I had an amazing moment the other morning. I was riding the Red Line to work before sunrise. Suddenly above Dorchester Bay appeared the nearly full moon. It was so large and close that it nearly took up the entire train window I was looking out. As I was lost in the utter beauty of the spectacle, an epiphany hit. I was involved in a triangle. The triangle consisted of the moon, the unseen sun shining on it and me. I had already begun working on this blog about the divine triangle of marriage so the metaphor bowled me over.
My marriage is a divine triangle consisting of God, my wife and myself. Like the sun shining on the moon, I know that God is present in my marriage, even when I don’t see God. Sometimes I am very aware of God's presence and my marriage seems very bright. Sometimes I become forgetful about God's presence and my marriage seems shadowy. God, in fact, is the glue that holds my marriage together.
I don’t want to use this space to try and analyze God. God is beyond comprehension. But for the sake of clarity as this essay moves forward God, to me, is the omniscient, omnipotent, compassionate master of the universe. Being omnipotent, God can exist with form or without form, straight up energy – woooo – or human body, woah. I know people fight wars over this question of God in a body and what body, etc.
Whether you believe God inhabits a body and what that body looks like is not important to me now. However, I suggest if you believe that God incarnated in a human body, as Christians, many Hindus and others believe, seeing that embodiment of God as a partner in your relationships, especially your primary relationship can be, well, a Godsend. And if you believe God is too magnificent to fully incarnate in a single human body, as many Jews and Muslims believe, you can imagine the nonphysical force of God as a connecting energy in your relationship.
The belief that God is a partner in the divine triangle of my marriage has saved this relationship more times than I can count.
In fact, my wife and I recently went through a period of high marital discord. The actual reason is less important than we both felt misunderstand, hurt and angry. At times like this God is a savior in my marriage. I am reminded that I fight with my wife from a place of ego and she fights with me from a place of ego and God is beyond that. And I realize there is a yearning in my soul for an egoless love that my wife, best human friend I have, cannot come close to.

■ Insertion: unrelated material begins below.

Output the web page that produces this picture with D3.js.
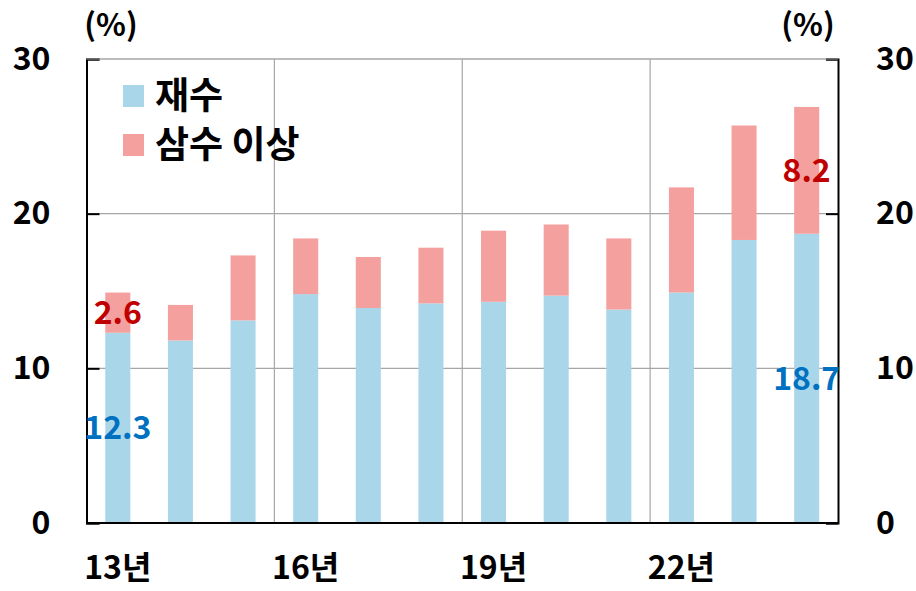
<!DOCTYPE html>
<html>
<head>
<meta charset="utf-8">
<script src="https://cdn.jsdelivr.net/npm/d3@7"></script>
<style>
  body { margin: 0; background: #fff; }
  svg text { font-family: "Noto Sans CJK KR", "Noto Sans", sans-serif; font-weight: bold; }
</style>
</head>
<body>
<div id="chart"></div>
<script>
// data
const years = ["13년", "14년", "15년", "16년", "17년", "18년", "19년", "20년", "21년", "22년", "23년", "24년"];
const repeat2 = [12.3, 11.8, 13.1, 14.8, 13.9, 14.2, 14.3, 14.7, 13.8, 14.9, 18.3, 18.7];   // 재수
const repeat3 = [2.6, 2.3, 4.2, 3.6, 3.3, 3.6, 4.6, 4.6, 4.6, 6.8, 7.4, 8.2];               // 삼수 이상
const seriesNames = ["재수", "삼수 이상"];
const xTickLabels = ["13년", "16년", "19년", "22년"];
const yTicks = [0, 10, 20, 30];

const width = 916, height = 591;
const margin = { top: 59, right: 78, bottom: 68, left: 86.5 };
const colors = ["#aad6ea", "#f4a09e"];

const svg = d3.select("#chart").append("svg")
  .attr("width", width)
  .attr("height", height);

const x = d3.scaleBand()
  .domain(years)
  .range([margin.left, width - margin.right])
  .paddingInner(0.6)
  .paddingOuter(0.3);

const y = d3.scaleLinear()
  .domain([0, 30])
  .range([height - margin.bottom, margin.top]);

// gridlines
svg.append("g")
  .selectAll("line")
  .data(yTicks.filter(d => d > 0))
  .join("line")
  .attr("x1", margin.left).attr("x2", width - margin.right)
  .attr("y1", d => y(d)).attr("y2", d => y(d))
  .attr("stroke", "#a6a6a6").attr("stroke-width", 1.2);

const step = x.step();
svg.append("g")
  .selectAll("line")
  .data([3, 6, 9])
  .join("line")
  .attr("x1", i => margin.left + i * step)
  .attr("x2", i => margin.left + i * step)
  .attr("y1", y(30)).attr("y2", y(0))
  .attr("stroke", "#a6a6a6").attr("stroke-width", 1.2);

// stacked bars
const table = years.map((yr, i) => ({ year: yr, a: repeat2[i], b: repeat3[i] }));
const stack = d3.stack().keys(["a", "b"])(table);

svg.append("g")
  .selectAll("g")
  .data(stack)
  .join("g")
  .attr("fill", (d, i) => colors[i])
  .selectAll("rect")
  .data(d => d)
  .join("rect")
  .attr("x", d => x(d.data.year))
  .attr("width", x.bandwidth())
  .attr("y", d => y(d[1]))
  .attr("height", d => y(d[0]) - y(d[1]));

// axes
const yLeft = d3.axisLeft(y).tickValues(yTicks).tickSize(-13).tickPadding(36);
svg.append("g")
  .attr("transform", `translate(${margin.left},0)`)
  .call(yLeft)
  .call(g => g.select(".domain").attr("stroke", "#000").attr("stroke-width", 2))
  .call(g => g.selectAll(".tick line").attr("stroke", "#000").attr("stroke-width", 2))
  .call(g => g.selectAll(".tick text").attr("font-size", 32).attr("fill", "#000"));

const yRight = d3.axisRight(y).tickValues(yTicks).tickSize(-12).tickPadding(38);
svg.append("g")
  .attr("transform", `translate(${width - margin.right},0)`)
  .call(yRight)
  .call(g => g.select(".domain").attr("stroke", "#000").attr("stroke-width", 2))
  .call(g => g.selectAll(".tick line").attr("stroke", "#000").attr("stroke-width", 2))
  .call(g => g.selectAll(".tick text").attr("font-size", 32).attr("fill", "#000"));

// top border (gray) and bottom axis (black)
svg.append("line")
  .attr("x1", margin.left).attr("x2", width - margin.right)
  .attr("y1", y(30)).attr("y2", y(30))
  .attr("stroke", "#a6a6a6").attr("stroke-width", 1.2);

const xAxis = d3.axisBottom(x).tickValues(xTickLabels).tickSize(0).tickPadding(33);
svg.append("g")
  .attr("transform", `translate(0,${y(0)})`)
  .call(xAxis)
  .call(g => g.select(".domain").remove())
  .call(g => g.selectAll(".tick text").attr("font-size", 32).attr("fill", "#000"));

svg.append("line")
  .attr("x1", margin.left).attr("x2", width - margin.right)
  .attr("y1", y(0)).attr("y2", y(0))
  .attr("stroke", "#000").attr("stroke-width", 2);

// unit labels
svg.append("text").attr("x", 111).attr("y", 36)
  .attr("text-anchor", "middle").attr("font-size", 31).text("(%)");
svg.append("text").attr("x", 808).attr("y", 36)
  .attr("text-anchor", "middle").attr("font-size", 31).text("(%)");

// legend
const legend = svg.append("g");
seriesNames.forEach((name, i) => {
  const ly = 96 + i * 49;
  legend.append("rect")
    .attr("x", 123).attr("y", ly - 11)
    .attr("width", 21).attr("height", 22)
    .attr("fill", colors[i]);
  legend.append("text")
    .attr("x", 155).attr("y", ly)
    .attr("dy", "0.36em")
    .attr("font-size", 37)
    .text(name);
});

// value labels on first and last bar
const first = 0, last = years.length - 1;
const callouts = [
  { i: first, v: (0 + repeat2[first]) / 2, text: repeat2[first].toFixed(1), color: "#0070c0" },
  { i: first, v: repeat2[first] + repeat3[first] / 2, text: repeat3[first].toFixed(1), color: "#c00000" },
  { i: last, v: repeat2[last] / 2, text: repeat2[last].toFixed(1), color: "#0070c0" },
  { i: last, v: repeat2[last] + repeat3[last] / 2, text: repeat3[last].toFixed(1), color: "#c00000" }
];
svg.append("g")
  .selectAll("text")
  .data(callouts)
  .join("text")
  .attr("x", d => x(years[d.i]) + x.bandwidth() / 2)
  .attr("y", d => y(d.v))
  .attr("dy", "0.36em")
  .attr("text-anchor", "middle")
  .attr("font-size", 32)
  .attr("fill", d => d.color)
  .text(d => d.text);
</script>
</body>
</html>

I realize I sometimes expect things from my spouse that I can only get from God. And the marital discord encourages me to refocus on my primary relationship with God. Then, as my closeness to God deepens, ironically, so does my closeness to my wife because they, these two other points of my marital triangle are not so separate and distinct from one another and from me. In reality, we are all connected. We are all one. When I forget that, the omniscient, omnipotent, compassionate master of the universe can remind me that God’s presence blesses my marriage.
Sometimes it's hard to remember my marriage is a blessing. With egos clashing all over the house, sometimes it's hard to remember that God is a partner in this play. At other times, though, an epiphany hits me so hard and it's so obvious that God is present, I well up with gratitude. In the times when life, including my marriage, becomes shadowy and murky, I invoke the remembrance of God so I don’t forget the sun is always shining somewhere.